La commission d'enquête propose également d'accroître encore les saisies et donc potentiellement les confiscations par une série de mesures visant, en particulier, à mieux identifier les bénéficiaires effectifs, à mieux prendre en compte les cryptoactifs ou encore à faciliter la saisie des fonds de commerce.
S'agissant de la procédure de gel administratif et de saisie conservatoire des narcotrafiquants, annoncée à grand renfort de communication par un Gouvernement en recherche de solutions « miracles » contre le narcotrafic, la commission ne peut que manifester un certain scepticisme. Les informations dont elle dispose entretiennent de lourdes craintes sur l'opérationnalité du dispositif et sur sa conformité à la Constitution. Elle privilégie par conséquent une procédure de gel judiciaire ad hoc : la gravité de la menace ne saurait dispenser le législateur de respecter le rôle de l'autorité judiciaire, ni l'autoriser à multiplier les outils par effet d'annonce, en oubliant que la complexité de notre droit constitue déjà une faille dans laquelle les délinquants ne cessent de s'engouffrer.

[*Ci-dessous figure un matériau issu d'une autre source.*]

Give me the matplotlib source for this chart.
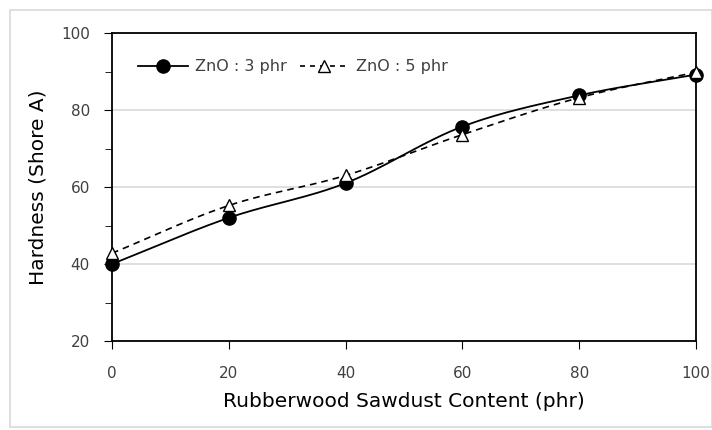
import numpy as np
import matplotlib
matplotlib.use("Agg")
import matplotlib.pyplot as plt
from matplotlib.patches import Rectangle
from matplotlib.lines import Line2D

sawdust = [0, 20, 40, 60, 80, 100]
zno3 = [40, 52, 61, 75.7, 83.8, 89.2]
zno5 = [42.8, 55.2, 63, 73.6, 83.2, 89.8]
labels = ["ZnO : 3 phr", "ZnO : 5 phr"]
xticks = [0, 20, 40, 60, 80, 100]
yticks = [20, 40, 60, 80, 100]


def smooth(x, y, n=30):
    # Catmull-Rom rendering of a smoothed line through the data points
    x = np.asarray(x, float)
    y = np.asarray(y, float)
    P = np.column_stack([x, y])
    P = np.vstack([2 * P[0] - P[1], P, 2 * P[-1] - P[-2]])
    out = []
    t = np.linspace(0, 1, n)[:, None]
    for i in range(1, len(P) - 2):
        p0, p1, p2, p3 = P[i - 1], P[i], P[i + 1], P[i + 2]
        seg = 0.5 * ((2 * p1) + (-p0 + p2) * t + (2 * p0 - 5 * p1 + 4 * p2 - p3) * t ** 2
                     + (-p0 + 3 * p1 - 3 * p2 + p3) * t ** 3)
        out.append(seg if i == 1 else seg[1:])
    out = np.vstack(out)
    return out[:, 0], out[:, 1]


plt.rcParams['font.family'] = ['DejaVu Sans']
fig = plt.figure(figsize=(7.12, 4.30), dpi=100)
fig.patches.append(Rectangle((10 / 712, 3 / 430), 702 / 712, 417 / 430, transform=fig.transFigure,
                             fill=False, edgecolor='#d9d9d9', linewidth=1.2))
ax = fig.add_axes([112 / 712, 1 - 341 / 430, 584 / 712, 308 / 430])

sx, sy = smooth(sawdust, zno3)
ax.plot(sx, sy, color='black', lw=1.3, zorder=3, clip_on=False)
ax.plot(sawdust, zno3, 'o', color='black', ms=9.5, zorder=4, clip_on=False)
sx, sy = smooth(sawdust, zno5)
ax.plot(sx, sy, color='black', lw=1.2, ls=(0, (4, 3)), zorder=3, clip_on=False)
ax.plot(sawdust, zno5, '^', mfc='white', mec='black', mew=1.0, ms=8, zorder=5, clip_on=False)

h1 = Line2D([], [], color='black', lw=1.3, marker='o', ms=9.5)
h2 = Line2D([], [], color='black', lw=1.2, ls=(0, (3, 3)), marker='^', mfc='white', mec='black', ms=8)
ax.legend([h1, h2], labels, loc='center left', bbox_to_anchor=(0.045, 0.89), ncol=2, frameon=False,
          fontsize=11.5, handlelength=3.1, columnspacing=0.8, handletextpad=0.45,
          borderpad=0, borderaxespad=0, labelcolor='#404040')

ax.set_xlim(0, 100)
ax.set_ylim(20, 100)
ax.set_xticks(xticks)
ax.set_yticks(yticks)
ax.set_yticks([30, 50, 70, 90], minor=True)
ax.grid(axis='y', which='major', color='#d9d9d9', lw=1.2)
ax.set_axisbelow(True)
ax.tick_params(axis='both', which='both', direction='out', color='black', labelcolor='#404040',
               labelsize=11)
ax.tick_params(axis='x', length=6, pad=12)
ax.tick_params(axis='y', which='major', length=6, pad=10)
ax.tick_params(axis='y', which='minor', length=5)
for s in ax.spines.values():
    s.set_linewidth(1.3)
    s.set_color('black')
ax.set_xlabel("Rubberwood Sawdust Content (phr)", fontsize=14.5, color='black', labelpad=8)
ax.set_ylabel("Hardness (Shore A)", fontsize=14.5, color='black', labelpad=10)

fig.savefig("out.png", dpi=100)
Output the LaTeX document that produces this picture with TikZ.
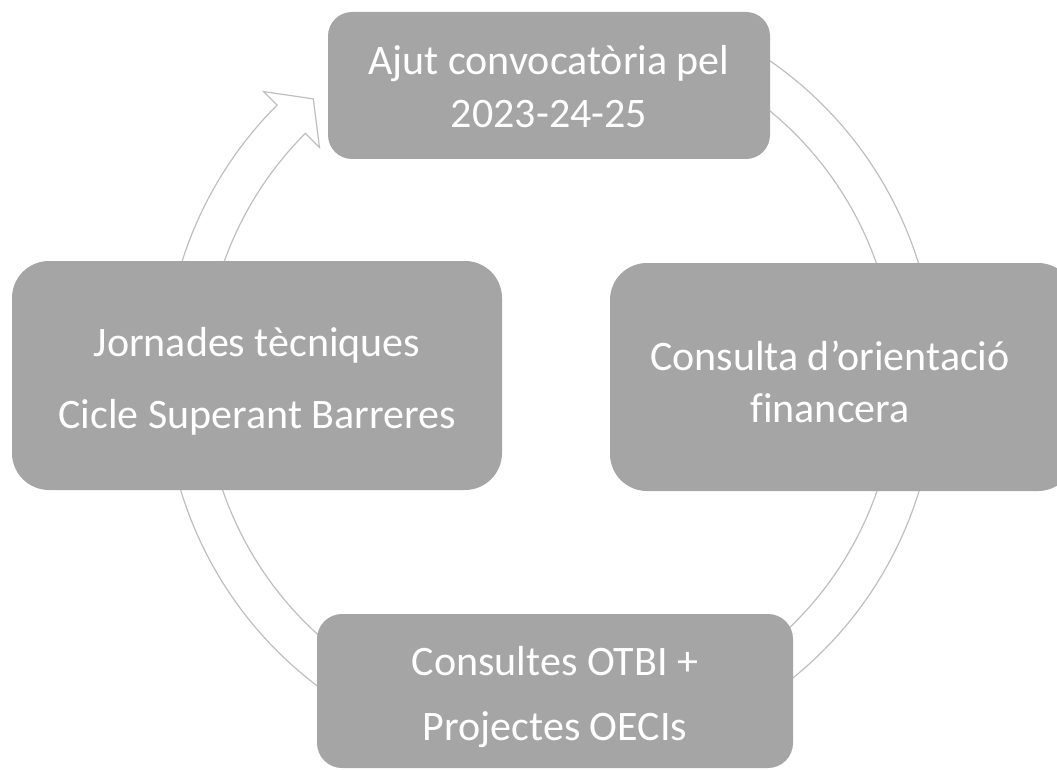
\documentclass[tikz,border=0pt]{standalone}
\usepackage{fontspec}
\setmainfont{Carlito}[Ligatures=NoCommon]
\definecolor{boxgray}{HTML}{A5A5A5}
\definecolor{ringgray}{HTML}{BFBFBF}
\begin{document}
\begin{tikzpicture}[x=1pt,y=-1pt,
  cyclebox/.style={fill=boxgray, inner sep=0pt, draw=none},
  boxlabel/.style={text=white, align=center, inner sep=0pt},
  ring/.style={draw=ringgray, fill=white, line width=1.2pt, line join=miter}]
\useasboundingbox (0,0) rectangle (1057,770);
% circular arrow
\draw[ring] plot[domain=60:-225,samples=200] ({550+386*cos(\x)},{378-386*sin(\x)})
  -- ({550+405*cos(-225)},{378-405*sin(-225)})
  -- ({550+366*cos(-229.7)},{378-366*sin(-229.7)})
  -- ({550+326*cos(-225)},{378-326*sin(-225)})
  -- plot[domain=-225:60,samples=200] ({550+346*cos(\x)},{378-346*sin(\x)}) -- cycle;
% boxes
\node[cyclebox, rounded corners=24pt, minimum width=442pt, minimum height=147pt] (top) at (549,85.5) {};
\node[cyclebox, rounded corners=37pt, minimum width=490pt, minimum height=229pt] (left) at (257,375.5) {};
\node[cyclebox, rounded corners=37pt, minimum width=465pt, minimum height=228pt] (right) at (842.5,377) {};
\node[cyclebox, rounded corners=25pt, minimum width=476pt, minimum height=154pt] (bottom) at (555,691) {};
% texts
\node[boxlabel, font=\fontsize{42}{53}\selectfont] (topL) at (549,87) {Ajut convocatòria pel\\2023-24-25};
\node[boxlabel, font=\fontsize{42}{72}\selectfont] (leftL) at (257,381) {Jornades tècniques\\Cicle Superant Barreres};
\node[boxlabel, font=\fontsize{42}{52}\selectfont] (rightL) at (830,382) {Consulta d’orientació\\financera};
\node[boxlabel, font=\fontsize{42}{65}\selectfont] (bottomL) at (555,697) {Consultes OTBI +\\Projectes OECIs};
\end{tikzpicture}
\end{document}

Les deux principales recommandations de la commission d'enquête pour lutter de manière implacable contre tous les blanchiments :
· systématiser les enquêtes patrimoniales et les enquêtes post-sentencielles, appuyées sur une approche globale du volet financier du narcotrafic impliquant à la fois les services d'enquête, les magistrats et l'administration fiscale ;
· instaurer une procédure d'injonction pour richesse inexpliquée ainsi qu'une procédure de gel judiciaire et de saisie conservatoire des biens des narcotrafiquants.